* SOURCE MATERIAL
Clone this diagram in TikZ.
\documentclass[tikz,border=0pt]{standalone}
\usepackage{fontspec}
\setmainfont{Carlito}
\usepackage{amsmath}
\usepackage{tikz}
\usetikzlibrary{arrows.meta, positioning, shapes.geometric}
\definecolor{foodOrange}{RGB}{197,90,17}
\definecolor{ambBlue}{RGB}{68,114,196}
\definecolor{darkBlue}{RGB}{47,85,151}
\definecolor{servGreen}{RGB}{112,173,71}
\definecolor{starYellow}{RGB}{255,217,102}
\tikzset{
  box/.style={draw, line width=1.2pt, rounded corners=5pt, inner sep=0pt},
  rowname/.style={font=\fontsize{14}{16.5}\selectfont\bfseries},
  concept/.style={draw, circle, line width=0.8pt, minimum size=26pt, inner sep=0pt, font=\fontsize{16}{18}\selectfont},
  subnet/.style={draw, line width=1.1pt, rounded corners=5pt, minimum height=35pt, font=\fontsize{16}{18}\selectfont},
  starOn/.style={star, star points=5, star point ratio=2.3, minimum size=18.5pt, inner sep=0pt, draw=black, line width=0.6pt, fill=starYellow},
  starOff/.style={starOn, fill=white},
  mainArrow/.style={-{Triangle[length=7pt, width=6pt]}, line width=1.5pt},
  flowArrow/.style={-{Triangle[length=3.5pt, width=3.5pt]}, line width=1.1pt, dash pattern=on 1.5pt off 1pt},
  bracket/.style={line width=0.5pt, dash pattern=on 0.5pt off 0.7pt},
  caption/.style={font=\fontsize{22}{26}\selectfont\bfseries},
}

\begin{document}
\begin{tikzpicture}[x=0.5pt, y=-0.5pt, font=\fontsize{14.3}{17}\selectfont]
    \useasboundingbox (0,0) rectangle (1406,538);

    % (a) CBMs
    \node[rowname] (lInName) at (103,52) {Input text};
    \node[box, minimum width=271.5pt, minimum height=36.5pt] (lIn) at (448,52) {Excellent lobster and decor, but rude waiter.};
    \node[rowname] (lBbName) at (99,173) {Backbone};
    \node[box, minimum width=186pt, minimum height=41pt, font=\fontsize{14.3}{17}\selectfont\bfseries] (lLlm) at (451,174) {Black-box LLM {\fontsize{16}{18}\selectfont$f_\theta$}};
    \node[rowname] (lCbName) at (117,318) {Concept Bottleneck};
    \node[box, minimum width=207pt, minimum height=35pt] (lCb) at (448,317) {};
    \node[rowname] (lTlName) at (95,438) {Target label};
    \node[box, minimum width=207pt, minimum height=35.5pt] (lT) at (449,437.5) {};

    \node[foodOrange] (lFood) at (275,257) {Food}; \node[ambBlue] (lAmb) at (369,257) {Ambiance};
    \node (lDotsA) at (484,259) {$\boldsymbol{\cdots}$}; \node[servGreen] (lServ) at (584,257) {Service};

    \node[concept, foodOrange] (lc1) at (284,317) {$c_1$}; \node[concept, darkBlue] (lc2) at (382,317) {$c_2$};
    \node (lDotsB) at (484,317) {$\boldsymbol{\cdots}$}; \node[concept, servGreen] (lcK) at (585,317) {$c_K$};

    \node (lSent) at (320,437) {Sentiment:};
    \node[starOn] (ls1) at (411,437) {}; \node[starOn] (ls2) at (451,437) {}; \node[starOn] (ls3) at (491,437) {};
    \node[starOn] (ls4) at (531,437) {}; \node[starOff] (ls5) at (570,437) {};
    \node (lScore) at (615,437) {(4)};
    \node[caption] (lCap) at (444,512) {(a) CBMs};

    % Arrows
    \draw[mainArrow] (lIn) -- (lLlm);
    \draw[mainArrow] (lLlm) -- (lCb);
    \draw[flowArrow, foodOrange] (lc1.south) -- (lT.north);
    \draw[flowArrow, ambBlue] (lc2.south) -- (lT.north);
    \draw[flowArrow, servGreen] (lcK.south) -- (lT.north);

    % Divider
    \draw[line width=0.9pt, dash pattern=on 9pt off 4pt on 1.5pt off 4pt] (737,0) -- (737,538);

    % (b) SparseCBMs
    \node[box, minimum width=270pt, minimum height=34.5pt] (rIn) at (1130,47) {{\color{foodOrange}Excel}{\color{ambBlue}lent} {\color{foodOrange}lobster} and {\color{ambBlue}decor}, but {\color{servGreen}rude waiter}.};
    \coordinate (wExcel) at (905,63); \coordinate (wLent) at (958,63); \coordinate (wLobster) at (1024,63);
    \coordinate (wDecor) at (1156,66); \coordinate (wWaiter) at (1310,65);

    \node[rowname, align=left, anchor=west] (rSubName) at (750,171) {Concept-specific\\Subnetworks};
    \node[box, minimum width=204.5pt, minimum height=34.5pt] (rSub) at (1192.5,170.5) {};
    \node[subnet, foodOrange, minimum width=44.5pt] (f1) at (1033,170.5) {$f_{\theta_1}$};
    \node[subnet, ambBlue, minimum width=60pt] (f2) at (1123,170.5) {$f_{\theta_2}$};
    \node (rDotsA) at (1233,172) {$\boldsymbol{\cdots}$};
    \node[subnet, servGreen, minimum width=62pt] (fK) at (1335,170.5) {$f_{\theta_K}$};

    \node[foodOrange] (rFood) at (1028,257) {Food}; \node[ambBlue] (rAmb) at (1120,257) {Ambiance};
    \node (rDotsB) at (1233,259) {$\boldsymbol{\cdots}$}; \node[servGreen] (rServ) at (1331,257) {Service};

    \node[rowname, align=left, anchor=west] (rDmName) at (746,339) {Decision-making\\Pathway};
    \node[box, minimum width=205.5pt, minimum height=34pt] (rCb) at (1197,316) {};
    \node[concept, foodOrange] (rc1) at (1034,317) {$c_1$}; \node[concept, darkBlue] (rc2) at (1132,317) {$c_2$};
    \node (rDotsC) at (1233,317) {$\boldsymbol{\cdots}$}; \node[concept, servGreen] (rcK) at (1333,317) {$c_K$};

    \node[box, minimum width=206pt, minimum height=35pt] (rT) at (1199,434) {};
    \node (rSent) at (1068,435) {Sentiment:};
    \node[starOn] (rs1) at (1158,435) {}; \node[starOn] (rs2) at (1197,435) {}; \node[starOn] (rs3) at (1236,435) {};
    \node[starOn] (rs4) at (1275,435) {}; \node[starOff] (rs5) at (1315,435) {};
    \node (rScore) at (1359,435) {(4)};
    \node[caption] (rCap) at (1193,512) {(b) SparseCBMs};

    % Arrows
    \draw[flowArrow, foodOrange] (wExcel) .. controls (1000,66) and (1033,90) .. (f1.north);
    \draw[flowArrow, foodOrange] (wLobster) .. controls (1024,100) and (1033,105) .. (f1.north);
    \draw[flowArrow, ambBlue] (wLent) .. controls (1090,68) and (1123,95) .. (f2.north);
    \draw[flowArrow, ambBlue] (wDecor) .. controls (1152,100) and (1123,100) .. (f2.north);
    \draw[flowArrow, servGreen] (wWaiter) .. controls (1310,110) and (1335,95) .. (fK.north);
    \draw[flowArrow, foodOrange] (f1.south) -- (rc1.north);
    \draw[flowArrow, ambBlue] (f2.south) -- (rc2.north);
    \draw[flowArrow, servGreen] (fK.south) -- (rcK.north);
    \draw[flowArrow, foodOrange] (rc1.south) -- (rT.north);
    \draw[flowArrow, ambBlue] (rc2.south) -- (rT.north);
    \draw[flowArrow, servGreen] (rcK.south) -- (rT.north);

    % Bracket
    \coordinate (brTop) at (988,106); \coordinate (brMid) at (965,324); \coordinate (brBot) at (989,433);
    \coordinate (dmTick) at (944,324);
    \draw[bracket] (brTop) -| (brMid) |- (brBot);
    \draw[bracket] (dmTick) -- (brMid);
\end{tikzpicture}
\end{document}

* PROBLEM TO WORK ON
Restate the listing in full, word for word.

* SOLUTION TO THIS PROBLEM
Clone this diagram in TikZ.
\documentclass[tikz,border=0pt]{standalone}
\usepackage{fontspec}
\setmainfont{Carlito}
\usepackage{amsmath}
\usepackage{tikz}
\usetikzlibrary{arrows.meta, positioning, shapes.geometric}
\definecolor{foodOrange}{RGB}{197,90,17}
\definecolor{ambBlue}{RGB}{68,114,196}
\definecolor{darkBlue}{RGB}{47,85,151}
\definecolor{servGreen}{RGB}{112,173,71}
\definecolor{starYellow}{RGB}{255,217,102}
\tikzset{
  box/.style={draw, line width=1.2pt, rounded corners=5pt, inner sep=0pt},
  rowname/.style={font=\fontsize{14}{16.5}\selectfont\bfseries},
  concept/.style={draw, circle, line width=0.8pt, minimum size=26pt, inner sep=0pt, font=\fontsize{16}{18}\selectfont},
  subnet/.style={draw, line width=1.1pt, rounded corners=5pt, minimum height=35pt, font=\fontsize{16}{18}\selectfont},
  starOn/.style={star, star points=5, star point ratio=2.3, minimum size=18.5pt, inner sep=0pt, draw=black, line width=0.6pt, fill=starYellow},
  starOff/.style={starOn, fill=white},
  mainArrow/.style={-{Triangle[length=7pt, width=6pt]}, line width=1.5pt},
  flowArrow/.style={-{Triangle[length=3.5pt, width=3.5pt]}, line width=1.1pt, dash pattern=on 1.5pt off 1pt},
  bracket/.style={line width=0.5pt, dash pattern=on 0.5pt off 0.7pt},
  caption/.style={font=\fontsize{22}{26}\selectfont\bfseries},
}

\begin{document}
\begin{tikzpicture}[x=0.5pt, y=-0.5pt, font=\fontsize{14.3}{17}\selectfont]
    \useasboundingbox (0,0) rectangle (1406,538);

    % (a) CBMs
    \node[rowname] (lInName) at (103,52) {Input text};
    \node[box, minimum width=271.5pt, minimum height=36.5pt] (lIn) at (448,52) {Excellent lobster and decor, but rude waiter.};
    \node[rowname] (lBbName) at (99,173) {Backbone};
    \node[box, minimum width=186pt, minimum height=41pt, font=\fontsize{14.3}{17}\selectfont\bfseries] (lLlm) at (451,174) {Black-box LLM {\fontsize{16}{18}\selectfont$f_\theta$}};
    \node[rowname] (lCbName) at (117,318) {Concept Bottleneck};
    \node[box, minimum width=207pt, minimum height=35pt] (lCb) at (448,317) {};
    \node[rowname] (lTlName) at (95,438) {Target label};
    \node[box, minimum width=207pt, minimum height=35.5pt] (lT) at (449,437.5) {};

    \node[foodOrange] (lFood) at (275,257) {Food}; \node[ambBlue] (lAmb) at (369,257) {Ambiance};
    \node (lDotsA) at (484,259) {$\boldsymbol{\cdots}$}; \node[servGreen] (lServ) at (584,257) {Service};

    \node[concept, foodOrange] (lc1) at (284,317) {$c_1$}; \node[concept, darkBlue] (lc2) at (382,317) {$c_2$};
    \node (lDotsB) at (484,317) {$\boldsymbol{\cdots}$}; \node[concept, servGreen] (lcK) at (585,317) {$c_K$};

    \node (lSent) at (320,437) {Sentiment:};
    \node[starOn] (ls1) at (411,437) {}; \node[starOn] (ls2) at (451,437) {}; \node[starOn] (ls3) at (491,437) {};
    \node[starOn] (ls4) at (531,437) {}; \node[starOff] (ls5) at (570,437) {};
    \node (lScore) at (615,437) {(4)};
    \node[caption] (lCap) at (444,512) {(a) CBMs};

    % Arrows
    \draw[mainArrow] (lIn) -- (lLlm);
    \draw[mainArrow] (lLlm) -- (lCb);
    \draw[flowArrow, foodOrange] (lc1.south) -- (lT.north);
    \draw[flowArrow, ambBlue] (lc2.south) -- (lT.north);
    \draw[flowArrow, servGreen] (lcK.south) -- (lT.north);

    % Divider
    \draw[line width=0.9pt, dash pattern=on 9pt off 4pt on 1.5pt off 4pt] (737,0) -- (737,538);

    % (b) SparseCBMs
    \node[box, minimum width=270pt, minimum height=34.5pt] (rIn) at (1130,47) {{\color{foodOrange}Excel}{\color{ambBlue}lent} {\color{foodOrange}lobster} and {\color{ambBlue}decor}, but {\color{servGreen}rude waiter}.};
    \coordinate (wExcel) at (905,63); \coordinate (wLent) at (958,63); \coordinate (wLobster) at (1024,63);
    \coordinate (wDecor) at (1156,66); \coordinate (wWaiter) at (1310,65);

    \node[rowname, align=left, anchor=west] (rSubName) at (750,171) {Concept-specific\\Subnetworks};
    \node[box, minimum width=204.5pt, minimum height=34.5pt] (rSub) at (1192.5,170.5) {};
    \node[subnet, foodOrange, minimum width=44.5pt] (f1) at (1033,170.5) {$f_{\theta_1}$};
    \node[subnet, ambBlue, minimum width=60pt] (f2) at (1123,170.5) {$f_{\theta_2}$};
    \node (rDotsA) at (1233,172) {$\boldsymbol{\cdots}$};
    \node[subnet, servGreen, minimum width=62pt] (fK) at (1335,170.5) {$f_{\theta_K}$};

    \node[foodOrange] (rFood) at (1028,257) {Food}; \node[ambBlue] (rAmb) at (1120,257) {Ambiance};
    \node (rDotsB) at (1233,259) {$\boldsymbol{\cdots}$}; \node[servGreen] (rServ) at (1331,257) {Service};

    \node[rowname, align=left, anchor=west] (rDmName) at (746,339) {Decision-making\\Pathway};
    \node[box, minimum width=205.5pt, minimum height=34pt] (rCb) at (1197,316) {};
    \node[concept, foodOrange] (rc1) at (1034,317) {$c_1$}; \node[concept, darkBlue] (rc2) at (1132,317) {$c_2$};
    \node (rDotsC) at (1233,317) {$\boldsymbol{\cdots}$}; \node[concept, servGreen] (rcK) at (1333,317) {$c_K$};

    \node[box, minimum width=206pt, minimum height=35pt] (rT) at (1199,434) {};
    \node (rSent) at (1068,435) {Sentiment:};
    \node[starOn] (rs1) at (1158,435) {}; \node[starOn] (rs2) at (1197,435) {}; \node[starOn] (rs3) at (1236,435) {};
    \node[starOn] (rs4) at (1275,435) {}; \node[starOff] (rs5) at (1315,435) {};
    \node (rScore) at (1359,435) {(4)};
    \node[caption] (rCap) at (1193,512) {(b) SparseCBMs};

    % Arrows
    \draw[flowArrow, foodOrange] (wExcel) .. controls (1000,66) and (1033,90) .. (f1.north);
    \draw[flowArrow, foodOrange] (wLobster) .. controls (1024,100) and (1033,105) .. (f1.north);
    \draw[flowArrow, ambBlue] (wLent) .. controls (1090,68) and (1123,95) .. (f2.north);
    \draw[flowArrow, ambBlue] (wDecor) .. controls (1152,100) and (1123,100) .. (f2.north);
    \draw[flowArrow, servGreen] (wWaiter) .. controls (1310,110) and (1335,95) .. (fK.north);
    \draw[flowArrow, foodOrange] (f1.south) -- (rc1.north);
    \draw[flowArrow, ambBlue] (f2.south) -- (rc2.north);
    \draw[flowArrow, servGreen] (fK.south) -- (rcK.north);
    \draw[flowArrow, foodOrange] (rc1.south) -- (rT.north);
    \draw[flowArrow, ambBlue] (rc2.south) -- (rT.north);
    \draw[flowArrow, servGreen] (rcK.south) -- (rT.north);

    % Bracket
    \coordinate (brTop) at (988,106); \coordinate (brMid) at (965,324); \coordinate (brBot) at (989,433);
    \coordinate (dmTick) at (944,324);
    \draw[bracket] (brTop) -| (brMid) |- (brBot);
    \draw[bracket] (dmTick) -- (brMid);
\end{tikzpicture}
\end{document}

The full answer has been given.